# start of Recorded information

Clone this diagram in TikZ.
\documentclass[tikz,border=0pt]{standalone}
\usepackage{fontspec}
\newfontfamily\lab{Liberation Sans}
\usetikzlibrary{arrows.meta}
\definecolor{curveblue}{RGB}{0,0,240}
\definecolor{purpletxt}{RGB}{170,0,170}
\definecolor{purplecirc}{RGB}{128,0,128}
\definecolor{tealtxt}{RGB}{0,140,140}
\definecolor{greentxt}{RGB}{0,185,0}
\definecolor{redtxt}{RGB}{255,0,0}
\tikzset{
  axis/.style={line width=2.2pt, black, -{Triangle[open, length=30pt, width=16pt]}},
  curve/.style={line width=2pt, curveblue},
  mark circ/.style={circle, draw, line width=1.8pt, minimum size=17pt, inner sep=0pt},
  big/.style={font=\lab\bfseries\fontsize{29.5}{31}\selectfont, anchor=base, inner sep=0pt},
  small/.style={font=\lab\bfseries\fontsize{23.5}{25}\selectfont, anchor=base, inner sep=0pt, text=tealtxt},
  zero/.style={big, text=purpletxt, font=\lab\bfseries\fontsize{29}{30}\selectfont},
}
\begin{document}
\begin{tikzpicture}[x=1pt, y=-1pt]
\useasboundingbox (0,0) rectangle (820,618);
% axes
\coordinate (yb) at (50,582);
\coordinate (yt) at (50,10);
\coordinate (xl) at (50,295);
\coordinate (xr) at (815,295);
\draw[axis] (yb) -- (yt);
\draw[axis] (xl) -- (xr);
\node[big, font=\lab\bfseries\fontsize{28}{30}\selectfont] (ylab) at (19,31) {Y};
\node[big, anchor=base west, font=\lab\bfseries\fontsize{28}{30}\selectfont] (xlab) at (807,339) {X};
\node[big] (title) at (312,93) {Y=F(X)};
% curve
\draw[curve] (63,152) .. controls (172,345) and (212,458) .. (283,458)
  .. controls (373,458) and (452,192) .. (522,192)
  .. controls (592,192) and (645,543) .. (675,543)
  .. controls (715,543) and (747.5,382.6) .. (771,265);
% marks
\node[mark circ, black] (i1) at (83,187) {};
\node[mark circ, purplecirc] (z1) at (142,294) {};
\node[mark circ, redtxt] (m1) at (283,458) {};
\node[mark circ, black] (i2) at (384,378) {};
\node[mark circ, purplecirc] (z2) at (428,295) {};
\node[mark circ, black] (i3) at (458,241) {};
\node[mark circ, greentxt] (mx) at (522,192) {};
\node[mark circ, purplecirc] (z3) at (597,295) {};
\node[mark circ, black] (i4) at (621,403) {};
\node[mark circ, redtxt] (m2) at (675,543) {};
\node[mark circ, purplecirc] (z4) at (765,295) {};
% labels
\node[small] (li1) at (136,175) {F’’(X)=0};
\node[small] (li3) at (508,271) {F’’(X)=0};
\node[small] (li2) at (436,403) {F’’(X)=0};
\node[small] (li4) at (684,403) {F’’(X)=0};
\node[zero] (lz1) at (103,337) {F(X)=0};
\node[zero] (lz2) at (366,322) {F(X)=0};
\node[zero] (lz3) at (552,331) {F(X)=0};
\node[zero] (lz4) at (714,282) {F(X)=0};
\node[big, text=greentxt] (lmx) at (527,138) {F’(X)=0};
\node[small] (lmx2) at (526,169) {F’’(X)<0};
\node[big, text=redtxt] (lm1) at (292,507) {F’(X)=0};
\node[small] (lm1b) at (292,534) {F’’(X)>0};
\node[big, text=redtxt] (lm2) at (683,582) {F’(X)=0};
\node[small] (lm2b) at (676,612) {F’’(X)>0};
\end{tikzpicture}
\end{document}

# end of Recorded information
# start of Recorded information

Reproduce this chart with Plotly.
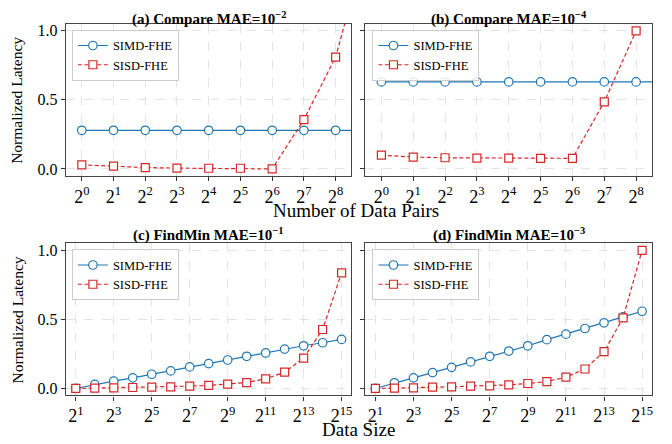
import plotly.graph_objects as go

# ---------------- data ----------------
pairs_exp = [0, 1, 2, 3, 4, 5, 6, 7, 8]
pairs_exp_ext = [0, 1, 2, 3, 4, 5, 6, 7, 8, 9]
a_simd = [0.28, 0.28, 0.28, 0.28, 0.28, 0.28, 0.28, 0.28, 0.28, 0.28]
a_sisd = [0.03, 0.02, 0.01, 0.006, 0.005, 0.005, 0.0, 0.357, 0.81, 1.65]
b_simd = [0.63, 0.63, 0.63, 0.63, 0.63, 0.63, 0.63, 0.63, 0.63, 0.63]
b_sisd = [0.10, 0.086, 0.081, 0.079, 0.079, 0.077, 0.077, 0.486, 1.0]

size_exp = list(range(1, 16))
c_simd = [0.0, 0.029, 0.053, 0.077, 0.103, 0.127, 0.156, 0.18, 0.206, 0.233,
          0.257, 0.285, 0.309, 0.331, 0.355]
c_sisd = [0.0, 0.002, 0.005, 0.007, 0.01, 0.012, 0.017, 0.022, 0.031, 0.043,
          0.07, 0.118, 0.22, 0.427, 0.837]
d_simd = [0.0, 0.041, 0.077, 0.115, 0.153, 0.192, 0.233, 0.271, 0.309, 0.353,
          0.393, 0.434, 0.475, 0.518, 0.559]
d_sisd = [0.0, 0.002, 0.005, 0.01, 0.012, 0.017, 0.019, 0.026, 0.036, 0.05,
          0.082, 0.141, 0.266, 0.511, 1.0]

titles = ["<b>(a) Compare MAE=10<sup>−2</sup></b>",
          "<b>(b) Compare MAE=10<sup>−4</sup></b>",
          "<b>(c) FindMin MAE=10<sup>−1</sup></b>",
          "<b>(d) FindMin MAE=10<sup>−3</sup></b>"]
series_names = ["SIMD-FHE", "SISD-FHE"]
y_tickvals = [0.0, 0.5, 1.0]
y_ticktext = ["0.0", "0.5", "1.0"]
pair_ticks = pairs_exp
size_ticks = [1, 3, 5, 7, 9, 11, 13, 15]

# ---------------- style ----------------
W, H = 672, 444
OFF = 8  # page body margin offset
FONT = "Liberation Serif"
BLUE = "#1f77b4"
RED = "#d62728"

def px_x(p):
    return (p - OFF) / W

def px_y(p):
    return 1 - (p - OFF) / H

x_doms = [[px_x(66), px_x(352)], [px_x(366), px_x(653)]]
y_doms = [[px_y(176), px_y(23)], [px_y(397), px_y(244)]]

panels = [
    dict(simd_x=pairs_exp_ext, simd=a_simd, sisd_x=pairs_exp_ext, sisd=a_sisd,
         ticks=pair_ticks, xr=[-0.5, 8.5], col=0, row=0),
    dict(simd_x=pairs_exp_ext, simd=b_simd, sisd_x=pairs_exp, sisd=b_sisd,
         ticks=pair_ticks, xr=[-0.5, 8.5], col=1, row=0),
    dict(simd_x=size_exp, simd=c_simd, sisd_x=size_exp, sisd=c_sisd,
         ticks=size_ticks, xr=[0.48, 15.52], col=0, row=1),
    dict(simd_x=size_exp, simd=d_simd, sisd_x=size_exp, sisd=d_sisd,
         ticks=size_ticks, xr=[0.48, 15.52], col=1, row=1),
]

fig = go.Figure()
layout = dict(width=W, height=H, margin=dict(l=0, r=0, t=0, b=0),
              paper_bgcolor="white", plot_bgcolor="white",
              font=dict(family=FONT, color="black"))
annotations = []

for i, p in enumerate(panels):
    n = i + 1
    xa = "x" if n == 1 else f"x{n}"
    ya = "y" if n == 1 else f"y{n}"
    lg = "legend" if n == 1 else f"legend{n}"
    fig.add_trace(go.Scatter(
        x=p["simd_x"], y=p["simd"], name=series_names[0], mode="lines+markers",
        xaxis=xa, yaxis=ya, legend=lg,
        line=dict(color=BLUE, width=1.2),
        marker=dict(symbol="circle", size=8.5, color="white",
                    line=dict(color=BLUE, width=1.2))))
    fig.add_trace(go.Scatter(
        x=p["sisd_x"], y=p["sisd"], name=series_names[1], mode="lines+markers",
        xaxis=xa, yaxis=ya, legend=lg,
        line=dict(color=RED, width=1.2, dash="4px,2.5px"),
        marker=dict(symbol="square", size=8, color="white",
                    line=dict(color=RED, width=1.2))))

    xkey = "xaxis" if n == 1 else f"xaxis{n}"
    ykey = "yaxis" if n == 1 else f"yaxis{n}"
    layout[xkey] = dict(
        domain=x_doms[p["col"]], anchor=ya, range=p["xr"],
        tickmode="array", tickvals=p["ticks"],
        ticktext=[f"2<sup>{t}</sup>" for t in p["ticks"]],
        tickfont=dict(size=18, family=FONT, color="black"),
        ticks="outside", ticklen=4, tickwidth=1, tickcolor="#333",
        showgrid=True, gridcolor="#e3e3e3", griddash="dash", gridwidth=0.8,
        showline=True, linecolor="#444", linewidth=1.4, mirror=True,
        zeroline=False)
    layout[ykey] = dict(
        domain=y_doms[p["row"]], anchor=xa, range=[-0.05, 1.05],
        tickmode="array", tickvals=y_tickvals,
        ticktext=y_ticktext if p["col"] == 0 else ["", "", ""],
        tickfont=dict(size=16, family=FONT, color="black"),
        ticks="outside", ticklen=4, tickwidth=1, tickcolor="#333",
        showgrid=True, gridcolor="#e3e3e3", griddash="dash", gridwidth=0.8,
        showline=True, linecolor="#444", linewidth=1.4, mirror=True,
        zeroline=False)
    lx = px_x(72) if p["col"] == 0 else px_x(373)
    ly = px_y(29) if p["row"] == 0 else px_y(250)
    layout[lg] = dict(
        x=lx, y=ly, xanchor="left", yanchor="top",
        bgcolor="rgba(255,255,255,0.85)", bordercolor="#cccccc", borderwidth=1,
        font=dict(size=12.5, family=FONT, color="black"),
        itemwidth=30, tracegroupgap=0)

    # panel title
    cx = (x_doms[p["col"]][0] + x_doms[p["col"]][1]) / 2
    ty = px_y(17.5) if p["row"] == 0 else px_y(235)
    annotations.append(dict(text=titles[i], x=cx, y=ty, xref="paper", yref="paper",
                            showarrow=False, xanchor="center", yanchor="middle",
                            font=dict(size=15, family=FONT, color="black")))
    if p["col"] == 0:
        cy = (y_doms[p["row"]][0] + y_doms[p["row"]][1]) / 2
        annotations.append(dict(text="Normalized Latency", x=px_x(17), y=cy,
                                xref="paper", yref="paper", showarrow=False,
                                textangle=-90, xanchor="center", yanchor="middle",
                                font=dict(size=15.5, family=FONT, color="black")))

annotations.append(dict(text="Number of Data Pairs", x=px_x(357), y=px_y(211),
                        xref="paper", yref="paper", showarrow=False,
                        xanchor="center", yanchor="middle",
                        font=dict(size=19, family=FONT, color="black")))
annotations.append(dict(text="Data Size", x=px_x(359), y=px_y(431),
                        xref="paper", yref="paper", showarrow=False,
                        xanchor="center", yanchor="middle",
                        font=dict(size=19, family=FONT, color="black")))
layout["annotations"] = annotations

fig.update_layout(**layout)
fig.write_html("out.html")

# end of Recorded information
# start of Recorded information

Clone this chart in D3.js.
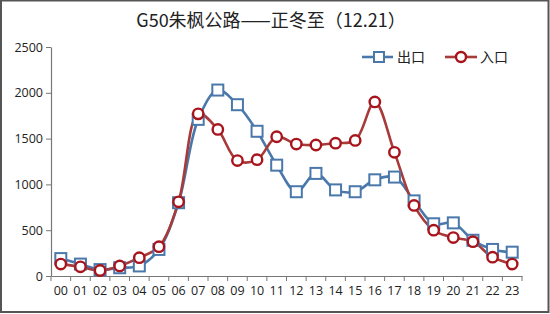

# end of Recorded information

§ Written request
Taking the entries above, extract every line from the one bearing "Reproduce this chart with Plotly." through the one bearing "import plotly.graph_objects as go", exactly, with no pictures.

§ Solution to the exercise
Reproduce this chart with Plotly.
import plotly.graph_objects as go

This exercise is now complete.